### Your task
The data below should be restated word for word, with every picture omitted.

### Dataset extract

▬▬▬▬▬▬▬▬▬▬

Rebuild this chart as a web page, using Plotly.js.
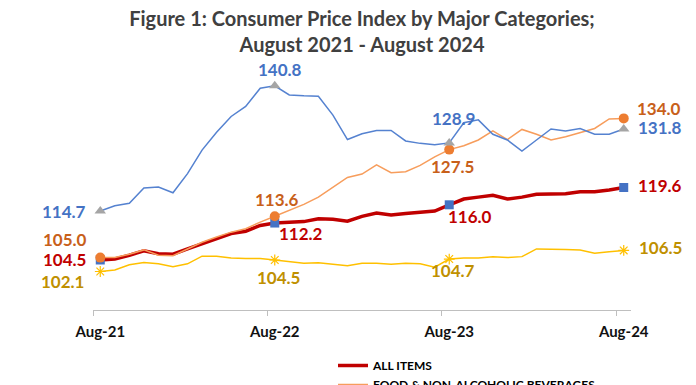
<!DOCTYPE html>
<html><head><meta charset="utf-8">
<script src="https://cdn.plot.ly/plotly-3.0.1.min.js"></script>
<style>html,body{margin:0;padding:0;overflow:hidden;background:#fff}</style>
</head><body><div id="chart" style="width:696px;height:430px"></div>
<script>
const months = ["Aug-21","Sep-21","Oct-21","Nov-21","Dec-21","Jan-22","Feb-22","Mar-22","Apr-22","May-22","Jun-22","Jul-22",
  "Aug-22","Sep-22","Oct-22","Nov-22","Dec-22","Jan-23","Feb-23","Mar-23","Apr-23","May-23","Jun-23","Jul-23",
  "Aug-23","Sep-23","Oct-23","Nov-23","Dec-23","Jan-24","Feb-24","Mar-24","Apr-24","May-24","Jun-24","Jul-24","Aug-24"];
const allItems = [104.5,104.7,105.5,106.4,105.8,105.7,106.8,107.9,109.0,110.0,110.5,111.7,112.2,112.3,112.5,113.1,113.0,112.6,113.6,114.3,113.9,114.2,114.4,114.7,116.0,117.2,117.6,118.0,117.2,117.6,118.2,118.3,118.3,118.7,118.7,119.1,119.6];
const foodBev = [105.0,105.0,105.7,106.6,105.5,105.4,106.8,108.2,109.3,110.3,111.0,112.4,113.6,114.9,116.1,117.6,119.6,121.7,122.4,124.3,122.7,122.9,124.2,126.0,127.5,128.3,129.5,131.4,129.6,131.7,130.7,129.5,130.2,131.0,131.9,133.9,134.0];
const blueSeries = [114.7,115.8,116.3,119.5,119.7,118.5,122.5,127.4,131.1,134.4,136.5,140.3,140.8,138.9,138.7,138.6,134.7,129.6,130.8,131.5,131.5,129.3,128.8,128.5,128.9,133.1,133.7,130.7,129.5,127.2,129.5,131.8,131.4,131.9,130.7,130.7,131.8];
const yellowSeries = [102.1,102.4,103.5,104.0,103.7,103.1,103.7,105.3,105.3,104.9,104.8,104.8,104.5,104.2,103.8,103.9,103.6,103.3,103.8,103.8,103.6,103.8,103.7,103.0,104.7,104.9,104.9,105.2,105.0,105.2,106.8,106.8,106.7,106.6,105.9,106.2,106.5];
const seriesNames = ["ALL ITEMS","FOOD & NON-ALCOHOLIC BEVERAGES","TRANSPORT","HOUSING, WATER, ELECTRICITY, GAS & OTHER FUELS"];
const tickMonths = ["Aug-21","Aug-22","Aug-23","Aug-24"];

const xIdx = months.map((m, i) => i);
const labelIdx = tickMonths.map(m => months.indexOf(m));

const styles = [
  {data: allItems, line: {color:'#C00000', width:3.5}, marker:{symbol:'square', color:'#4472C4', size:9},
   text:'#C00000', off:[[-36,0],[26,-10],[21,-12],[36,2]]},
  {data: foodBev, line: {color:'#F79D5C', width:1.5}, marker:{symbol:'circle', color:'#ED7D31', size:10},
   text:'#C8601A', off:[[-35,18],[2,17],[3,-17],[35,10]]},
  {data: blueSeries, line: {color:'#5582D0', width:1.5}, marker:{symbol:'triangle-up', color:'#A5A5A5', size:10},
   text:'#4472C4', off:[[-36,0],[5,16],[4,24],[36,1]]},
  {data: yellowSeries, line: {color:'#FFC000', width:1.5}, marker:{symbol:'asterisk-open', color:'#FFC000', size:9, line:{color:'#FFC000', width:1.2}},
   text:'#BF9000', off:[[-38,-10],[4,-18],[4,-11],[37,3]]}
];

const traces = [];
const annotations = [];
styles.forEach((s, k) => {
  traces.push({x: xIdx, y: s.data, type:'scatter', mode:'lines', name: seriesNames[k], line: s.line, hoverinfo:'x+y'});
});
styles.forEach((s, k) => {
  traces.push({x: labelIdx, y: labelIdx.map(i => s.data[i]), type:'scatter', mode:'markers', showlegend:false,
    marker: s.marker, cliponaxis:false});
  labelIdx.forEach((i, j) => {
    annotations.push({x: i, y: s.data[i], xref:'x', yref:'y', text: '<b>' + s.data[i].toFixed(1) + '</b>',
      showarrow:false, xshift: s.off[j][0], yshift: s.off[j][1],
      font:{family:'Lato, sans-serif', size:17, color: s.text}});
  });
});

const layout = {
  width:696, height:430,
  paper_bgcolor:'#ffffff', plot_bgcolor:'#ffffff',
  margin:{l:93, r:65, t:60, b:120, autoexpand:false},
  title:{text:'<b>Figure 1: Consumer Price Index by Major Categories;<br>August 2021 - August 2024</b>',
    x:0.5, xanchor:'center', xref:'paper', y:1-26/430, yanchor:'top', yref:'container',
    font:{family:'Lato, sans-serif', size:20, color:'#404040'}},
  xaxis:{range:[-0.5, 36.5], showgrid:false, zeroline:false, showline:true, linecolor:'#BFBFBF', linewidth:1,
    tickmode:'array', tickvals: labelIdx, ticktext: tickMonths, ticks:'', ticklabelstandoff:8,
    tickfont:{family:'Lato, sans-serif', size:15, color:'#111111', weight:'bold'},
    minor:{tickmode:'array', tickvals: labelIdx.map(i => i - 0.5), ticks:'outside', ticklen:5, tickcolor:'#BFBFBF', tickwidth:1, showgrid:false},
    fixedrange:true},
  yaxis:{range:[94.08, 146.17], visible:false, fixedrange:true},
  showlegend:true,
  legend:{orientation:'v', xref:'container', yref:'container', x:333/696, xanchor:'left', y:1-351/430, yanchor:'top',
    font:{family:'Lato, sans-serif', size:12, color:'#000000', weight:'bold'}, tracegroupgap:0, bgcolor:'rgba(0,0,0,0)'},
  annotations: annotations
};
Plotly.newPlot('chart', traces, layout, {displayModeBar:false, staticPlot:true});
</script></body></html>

▬▬▬▬▬▬▬▬▬▬

### Answer for this exercise
Rebuild this chart as a web page, using Plotly.js.
<!DOCTYPE html>
<html><head><meta charset="utf-8">
<script src="https://cdn.plot.ly/plotly-3.0.1.min.js"></script>
<style>html,body{margin:0;padding:0;overflow:hidden;background:#fff}</style>
</head><body><div id="chart" style="width:696px;height:430px"></div>
<script>
const months = ["Aug-21","Sep-21","Oct-21","Nov-21","Dec-21","Jan-22","Feb-22","Mar-22","Apr-22","May-22","Jun-22","Jul-22",
  "Aug-22","Sep-22","Oct-22","Nov-22","Dec-22","Jan-23","Feb-23","Mar-23","Apr-23","May-23","Jun-23","Jul-23",
  "Aug-23","Sep-23","Oct-23","Nov-23","Dec-23","Jan-24","Feb-24","Mar-24","Apr-24","May-24","Jun-24","Jul-24","Aug-24"];
const allItems = [104.5,104.7,105.5,106.4,105.8,105.7,106.8,107.9,109.0,110.0,110.5,111.7,112.2,112.3,112.5,113.1,113.0,112.6,113.6,114.3,113.9,114.2,114.4,114.7,116.0,117.2,117.6,118.0,117.2,117.6,118.2,118.3,118.3,118.7,118.7,119.1,119.6];
const foodBev = [105.0,105.0,105.7,106.6,105.5,105.4,106.8,108.2,109.3,110.3,111.0,112.4,113.6,114.9,116.1,117.6,119.6,121.7,122.4,124.3,122.7,122.9,124.2,126.0,127.5,128.3,129.5,131.4,129.6,131.7,130.7,129.5,130.2,131.0,131.9,133.9,134.0];
const blueSeries = [114.7,115.8,116.3,119.5,119.7,118.5,122.5,127.4,131.1,134.4,136.5,140.3,140.8,138.9,138.7,138.6,134.7,129.6,130.8,131.5,131.5,129.3,128.8,128.5,128.9,133.1,133.7,130.7,129.5,127.2,129.5,131.8,131.4,131.9,130.7,130.7,131.8];
const yellowSeries = [102.1,102.4,103.5,104.0,103.7,103.1,103.7,105.3,105.3,104.9,104.8,104.8,104.5,104.2,103.8,103.9,103.6,103.3,103.8,103.8,103.6,103.8,103.7,103.0,104.7,104.9,104.9,105.2,105.0,105.2,106.8,106.8,106.7,106.6,105.9,106.2,106.5];
const seriesNames = ["ALL ITEMS","FOOD & NON-ALCOHOLIC BEVERAGES","TRANSPORT","HOUSING, WATER, ELECTRICITY, GAS & OTHER FUELS"];
const tickMonths = ["Aug-21","Aug-22","Aug-23","Aug-24"];

const xIdx = months.map((m, i) => i);
const labelIdx = tickMonths.map(m => months.indexOf(m));

const styles = [
  {data: allItems, line: {color:'#C00000', width:3.5}, marker:{symbol:'square', color:'#4472C4', size:9},
   text:'#C00000', off:[[-36,0],[26,-10],[21,-12],[36,2]]},
  {data: foodBev, line: {color:'#F79D5C', width:1.5}, marker:{symbol:'circle', color:'#ED7D31', size:10},
   text:'#C8601A', off:[[-35,18],[2,17],[3,-17],[35,10]]},
  {data: blueSeries, line: {color:'#5582D0', width:1.5}, marker:{symbol:'triangle-up', color:'#A5A5A5', size:10},
   text:'#4472C4', off:[[-36,0],[5,16],[4,24],[36,1]]},
  {data: yellowSeries, line: {color:'#FFC000', width:1.5}, marker:{symbol:'asterisk-open', color:'#FFC000', size:9, line:{color:'#FFC000', width:1.2}},
   text:'#BF9000', off:[[-38,-10],[4,-18],[4,-11],[37,3]]}
];

const traces = [];
const annotations = [];
styles.forEach((s, k) => {
  traces.push({x: xIdx, y: s.data, type:'scatter', mode:'lines', name: seriesNames[k], line: s.line, hoverinfo:'x+y'});
});
styles.forEach((s, k) => {
  traces.push({x: labelIdx, y: labelIdx.map(i => s.data[i]), type:'scatter', mode:'markers', showlegend:false,
    marker: s.marker, cliponaxis:false});
  labelIdx.forEach((i, j) => {
    annotations.push({x: i, y: s.data[i], xref:'x', yref:'y', text: '<b>' + s.data[i].toFixed(1) + '</b>',
      showarrow:false, xshift: s.off[j][0], yshift: s.off[j][1],
      font:{family:'Lato, sans-serif', size:17, color: s.text}});
  });
});

const layout = {
  width:696, height:430,
  paper_bgcolor:'#ffffff', plot_bgcolor:'#ffffff',
  margin:{l:93, r:65, t:60, b:120, autoexpand:false},
  title:{text:'<b>Figure 1: Consumer Price Index by Major Categories;<br>August 2021 - August 2024</b>',
    x:0.5, xanchor:'center', xref:'paper', y:1-26/430, yanchor:'top', yref:'container',
    font:{family:'Lato, sans-serif', size:20, color:'#404040'}},
  xaxis:{range:[-0.5, 36.5], showgrid:false, zeroline:false, showline:true, linecolor:'#BFBFBF', linewidth:1,
    tickmode:'array', tickvals: labelIdx, ticktext: tickMonths, ticks:'', ticklabelstandoff:8,
    tickfont:{family:'Lato, sans-serif', size:15, color:'#111111', weight:'bold'},
    minor:{tickmode:'array', tickvals: labelIdx.map(i => i - 0.5), ticks:'outside', ticklen:5, tickcolor:'#BFBFBF', tickwidth:1, showgrid:false},
    fixedrange:true},
  yaxis:{range:[94.08, 146.17], visible:false, fixedrange:true},
  showlegend:true,
  legend:{orientation:'v', xref:'container', yref:'container', x:333/696, xanchor:'left', y:1-351/430, yanchor:'top',
    font:{family:'Lato, sans-serif', size:12, color:'#000000', weight:'bold'}, tracegroupgap:0, bgcolor:'rgba(0,0,0,0)'},
  annotations: annotations
};
Plotly.newPlot('chart', traces, layout, {displayModeBar:false, staticPlot:true});
</script></body></html>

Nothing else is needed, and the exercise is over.